_Dataset extract_.
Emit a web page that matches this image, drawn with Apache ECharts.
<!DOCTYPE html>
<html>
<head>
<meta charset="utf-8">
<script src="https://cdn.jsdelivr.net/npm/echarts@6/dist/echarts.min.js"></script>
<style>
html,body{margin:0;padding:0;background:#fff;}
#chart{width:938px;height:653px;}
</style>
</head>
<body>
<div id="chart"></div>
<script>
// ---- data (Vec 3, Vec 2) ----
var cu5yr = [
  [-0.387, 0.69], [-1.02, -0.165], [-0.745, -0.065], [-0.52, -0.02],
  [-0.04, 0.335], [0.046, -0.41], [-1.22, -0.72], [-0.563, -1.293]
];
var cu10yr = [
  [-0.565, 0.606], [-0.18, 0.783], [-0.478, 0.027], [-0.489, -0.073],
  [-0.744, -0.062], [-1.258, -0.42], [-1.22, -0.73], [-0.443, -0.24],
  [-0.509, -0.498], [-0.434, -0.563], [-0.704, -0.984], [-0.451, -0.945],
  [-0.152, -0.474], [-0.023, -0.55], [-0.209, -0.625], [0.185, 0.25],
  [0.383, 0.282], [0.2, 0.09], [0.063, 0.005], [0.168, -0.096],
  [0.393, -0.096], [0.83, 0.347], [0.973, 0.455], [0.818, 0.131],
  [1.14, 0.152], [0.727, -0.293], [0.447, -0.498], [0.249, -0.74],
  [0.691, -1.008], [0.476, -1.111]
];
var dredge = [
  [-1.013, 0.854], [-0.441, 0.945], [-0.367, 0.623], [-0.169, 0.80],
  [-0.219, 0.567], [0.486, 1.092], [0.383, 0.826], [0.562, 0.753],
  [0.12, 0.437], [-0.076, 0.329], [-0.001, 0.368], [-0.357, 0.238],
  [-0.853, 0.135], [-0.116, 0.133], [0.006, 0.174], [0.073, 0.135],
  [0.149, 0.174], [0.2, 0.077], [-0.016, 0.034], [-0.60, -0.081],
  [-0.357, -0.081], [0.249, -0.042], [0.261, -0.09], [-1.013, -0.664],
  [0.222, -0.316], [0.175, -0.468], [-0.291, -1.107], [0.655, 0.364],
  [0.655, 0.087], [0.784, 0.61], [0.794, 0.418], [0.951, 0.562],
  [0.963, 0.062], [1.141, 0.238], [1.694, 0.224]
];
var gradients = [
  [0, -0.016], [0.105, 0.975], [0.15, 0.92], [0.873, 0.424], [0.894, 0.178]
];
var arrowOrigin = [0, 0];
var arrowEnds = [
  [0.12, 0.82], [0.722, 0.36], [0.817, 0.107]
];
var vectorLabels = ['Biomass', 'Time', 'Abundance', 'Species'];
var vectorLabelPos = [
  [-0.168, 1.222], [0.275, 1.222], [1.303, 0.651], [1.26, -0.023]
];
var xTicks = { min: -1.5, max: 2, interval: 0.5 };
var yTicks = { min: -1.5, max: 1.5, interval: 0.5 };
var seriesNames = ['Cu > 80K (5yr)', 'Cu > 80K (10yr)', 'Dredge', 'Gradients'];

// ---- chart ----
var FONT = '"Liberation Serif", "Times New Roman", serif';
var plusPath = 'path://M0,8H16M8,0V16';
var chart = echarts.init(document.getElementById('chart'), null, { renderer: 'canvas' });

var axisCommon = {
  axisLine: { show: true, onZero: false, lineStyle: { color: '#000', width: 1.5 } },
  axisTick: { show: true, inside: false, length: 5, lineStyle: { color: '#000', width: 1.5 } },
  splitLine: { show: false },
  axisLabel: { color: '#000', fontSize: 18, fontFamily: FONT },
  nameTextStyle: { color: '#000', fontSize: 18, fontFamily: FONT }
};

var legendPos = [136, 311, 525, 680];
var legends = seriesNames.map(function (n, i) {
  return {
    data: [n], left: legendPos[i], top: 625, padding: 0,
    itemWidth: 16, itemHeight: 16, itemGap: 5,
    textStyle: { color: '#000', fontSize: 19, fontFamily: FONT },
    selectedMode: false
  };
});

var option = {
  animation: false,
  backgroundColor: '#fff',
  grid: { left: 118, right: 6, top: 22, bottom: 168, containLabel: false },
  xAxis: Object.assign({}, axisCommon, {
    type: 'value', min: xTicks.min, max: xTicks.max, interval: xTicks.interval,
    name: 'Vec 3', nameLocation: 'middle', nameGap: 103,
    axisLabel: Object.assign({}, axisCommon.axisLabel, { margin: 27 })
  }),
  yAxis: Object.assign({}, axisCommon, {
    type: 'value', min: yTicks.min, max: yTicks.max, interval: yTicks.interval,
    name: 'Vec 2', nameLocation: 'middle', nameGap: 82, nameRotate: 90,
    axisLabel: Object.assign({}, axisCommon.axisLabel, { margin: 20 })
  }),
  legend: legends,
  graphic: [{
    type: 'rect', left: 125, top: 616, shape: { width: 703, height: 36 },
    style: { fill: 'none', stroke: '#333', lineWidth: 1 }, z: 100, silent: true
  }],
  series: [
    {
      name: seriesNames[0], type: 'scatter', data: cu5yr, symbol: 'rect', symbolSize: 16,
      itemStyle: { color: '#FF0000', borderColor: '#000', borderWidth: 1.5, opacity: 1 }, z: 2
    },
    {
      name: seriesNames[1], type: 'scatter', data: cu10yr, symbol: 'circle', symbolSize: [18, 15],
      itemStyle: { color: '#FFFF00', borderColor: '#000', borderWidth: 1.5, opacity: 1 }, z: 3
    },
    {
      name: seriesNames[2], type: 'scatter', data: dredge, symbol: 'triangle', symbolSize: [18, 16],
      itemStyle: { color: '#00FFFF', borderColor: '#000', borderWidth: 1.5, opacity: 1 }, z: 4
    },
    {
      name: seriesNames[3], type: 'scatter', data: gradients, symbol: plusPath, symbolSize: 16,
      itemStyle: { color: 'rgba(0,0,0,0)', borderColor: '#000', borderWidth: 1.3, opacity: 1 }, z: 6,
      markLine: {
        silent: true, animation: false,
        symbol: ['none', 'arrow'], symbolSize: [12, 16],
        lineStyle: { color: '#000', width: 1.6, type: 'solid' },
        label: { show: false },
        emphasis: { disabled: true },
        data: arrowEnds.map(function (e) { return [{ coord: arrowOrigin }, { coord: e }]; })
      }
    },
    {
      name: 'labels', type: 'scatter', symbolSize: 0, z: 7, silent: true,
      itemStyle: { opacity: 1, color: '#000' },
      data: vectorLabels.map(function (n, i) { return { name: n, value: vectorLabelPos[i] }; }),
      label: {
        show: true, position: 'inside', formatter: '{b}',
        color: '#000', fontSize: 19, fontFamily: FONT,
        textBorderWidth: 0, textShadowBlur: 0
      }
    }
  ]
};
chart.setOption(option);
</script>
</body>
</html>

_Direction_.
Write out the material exactly as given.

_Response to this task_.
Emit a web page that matches this image, drawn with Apache ECharts.
<!DOCTYPE html>
<html>
<head>
<meta charset="utf-8">
<script src="https://cdn.jsdelivr.net/npm/echarts@6/dist/echarts.min.js"></script>
<style>
html,body{margin:0;padding:0;background:#fff;}
#chart{width:938px;height:653px;}
</style>
</head>
<body>
<div id="chart"></div>
<script>
// ---- data (Vec 3, Vec 2) ----
var cu5yr = [
  [-0.387, 0.69], [-1.02, -0.165], [-0.745, -0.065], [-0.52, -0.02],
  [-0.04, 0.335], [0.046, -0.41], [-1.22, -0.72], [-0.563, -1.293]
];
var cu10yr = [
  [-0.565, 0.606], [-0.18, 0.783], [-0.478, 0.027], [-0.489, -0.073],
  [-0.744, -0.062], [-1.258, -0.42], [-1.22, -0.73], [-0.443, -0.24],
  [-0.509, -0.498], [-0.434, -0.563], [-0.704, -0.984], [-0.451, -0.945],
  [-0.152, -0.474], [-0.023, -0.55], [-0.209, -0.625], [0.185, 0.25],
  [0.383, 0.282], [0.2, 0.09], [0.063, 0.005], [0.168, -0.096],
  [0.393, -0.096], [0.83, 0.347], [0.973, 0.455], [0.818, 0.131],
  [1.14, 0.152], [0.727, -0.293], [0.447, -0.498], [0.249, -0.74],
  [0.691, -1.008], [0.476, -1.111]
];
var dredge = [
  [-1.013, 0.854], [-0.441, 0.945], [-0.367, 0.623], [-0.169, 0.80],
  [-0.219, 0.567], [0.486, 1.092], [0.383, 0.826], [0.562, 0.753],
  [0.12, 0.437], [-0.076, 0.329], [-0.001, 0.368], [-0.357, 0.238],
  [-0.853, 0.135], [-0.116, 0.133], [0.006, 0.174], [0.073, 0.135],
  [0.149, 0.174], [0.2, 0.077], [-0.016, 0.034], [-0.60, -0.081],
  [-0.357, -0.081], [0.249, -0.042], [0.261, -0.09], [-1.013, -0.664],
  [0.222, -0.316], [0.175, -0.468], [-0.291, -1.107], [0.655, 0.364],
  [0.655, 0.087], [0.784, 0.61], [0.794, 0.418], [0.951, 0.562],
  [0.963, 0.062], [1.141, 0.238], [1.694, 0.224]
];
var gradients = [
  [0, -0.016], [0.105, 0.975], [0.15, 0.92], [0.873, 0.424], [0.894, 0.178]
];
var arrowOrigin = [0, 0];
var arrowEnds = [
  [0.12, 0.82], [0.722, 0.36], [0.817, 0.107]
];
var vectorLabels = ['Biomass', 'Time', 'Abundance', 'Species'];
var vectorLabelPos = [
  [-0.168, 1.222], [0.275, 1.222], [1.303, 0.651], [1.26, -0.023]
];
var xTicks = { min: -1.5, max: 2, interval: 0.5 };
var yTicks = { min: -1.5, max: 1.5, interval: 0.5 };
var seriesNames = ['Cu > 80K (5yr)', 'Cu > 80K (10yr)', 'Dredge', 'Gradients'];

// ---- chart ----
var FONT = '"Liberation Serif", "Times New Roman", serif';
var plusPath = 'path://M0,8H16M8,0V16';
var chart = echarts.init(document.getElementById('chart'), null, { renderer: 'canvas' });

var axisCommon = {
  axisLine: { show: true, onZero: false, lineStyle: { color: '#000', width: 1.5 } },
  axisTick: { show: true, inside: false, length: 5, lineStyle: { color: '#000', width: 1.5 } },
  splitLine: { show: false },
  axisLabel: { color: '#000', fontSize: 18, fontFamily: FONT },
  nameTextStyle: { color: '#000', fontSize: 18, fontFamily: FONT }
};

var legendPos = [136, 311, 525, 680];
var legends = seriesNames.map(function (n, i) {
  return {
    data: [n], left: legendPos[i], top: 625, padding: 0,
    itemWidth: 16, itemHeight: 16, itemGap: 5,
    textStyle: { color: '#000', fontSize: 19, fontFamily: FONT },
    selectedMode: false
  };
});

var option = {
  animation: false,
  backgroundColor: '#fff',
  grid: { left: 118, right: 6, top: 22, bottom: 168, containLabel: false },
  xAxis: Object.assign({}, axisCommon, {
    type: 'value', min: xTicks.min, max: xTicks.max, interval: xTicks.interval,
    name: 'Vec 3', nameLocation: 'middle', nameGap: 103,
    axisLabel: Object.assign({}, axisCommon.axisLabel, { margin: 27 })
  }),
  yAxis: Object.assign({}, axisCommon, {
    type: 'value', min: yTicks.min, max: yTicks.max, interval: yTicks.interval,
    name: 'Vec 2', nameLocation: 'middle', nameGap: 82, nameRotate: 90,
    axisLabel: Object.assign({}, axisCommon.axisLabel, { margin: 20 })
  }),
  legend: legends,
  graphic: [{
    type: 'rect', left: 125, top: 616, shape: { width: 703, height: 36 },
    style: { fill: 'none', stroke: '#333', lineWidth: 1 }, z: 100, silent: true
  }],
  series: [
    {
      name: seriesNames[0], type: 'scatter', data: cu5yr, symbol: 'rect', symbolSize: 16,
      itemStyle: { color: '#FF0000', borderColor: '#000', borderWidth: 1.5, opacity: 1 }, z: 2
    },
    {
      name: seriesNames[1], type: 'scatter', data: cu10yr, symbol: 'circle', symbolSize: [18, 15],
      itemStyle: { color: '#FFFF00', borderColor: '#000', borderWidth: 1.5, opacity: 1 }, z: 3
    },
    {
      name: seriesNames[2], type: 'scatter', data: dredge, symbol: 'triangle', symbolSize: [18, 16],
      itemStyle: { color: '#00FFFF', borderColor: '#000', borderWidth: 1.5, opacity: 1 }, z: 4
    },
    {
      name: seriesNames[3], type: 'scatter', data: gradients, symbol: plusPath, symbolSize: 16,
      itemStyle: { color: 'rgba(0,0,0,0)', borderColor: '#000', borderWidth: 1.3, opacity: 1 }, z: 6,
      markLine: {
        silent: true, animation: false,
        symbol: ['none', 'arrow'], symbolSize: [12, 16],
        lineStyle: { color: '#000', width: 1.6, type: 'solid' },
        label: { show: false },
        emphasis: { disabled: true },
        data: arrowEnds.map(function (e) { return [{ coord: arrowOrigin }, { coord: e }]; })
      }
    },
    {
      name: 'labels', type: 'scatter', symbolSize: 0, z: 7, silent: true,
      itemStyle: { opacity: 1, color: '#000' },
      data: vectorLabels.map(function (n, i) { return { name: n, value: vectorLabelPos[i] }; }),
      label: {
        show: true, position: 'inside', formatter: '{b}',
        color: '#000', fontSize: 19, fontFamily: FONT,
        textBorderWidth: 0, textShadowBlur: 0
      }
    }
  ]
};
chart.setOption(option);
</script>
</body>
</html>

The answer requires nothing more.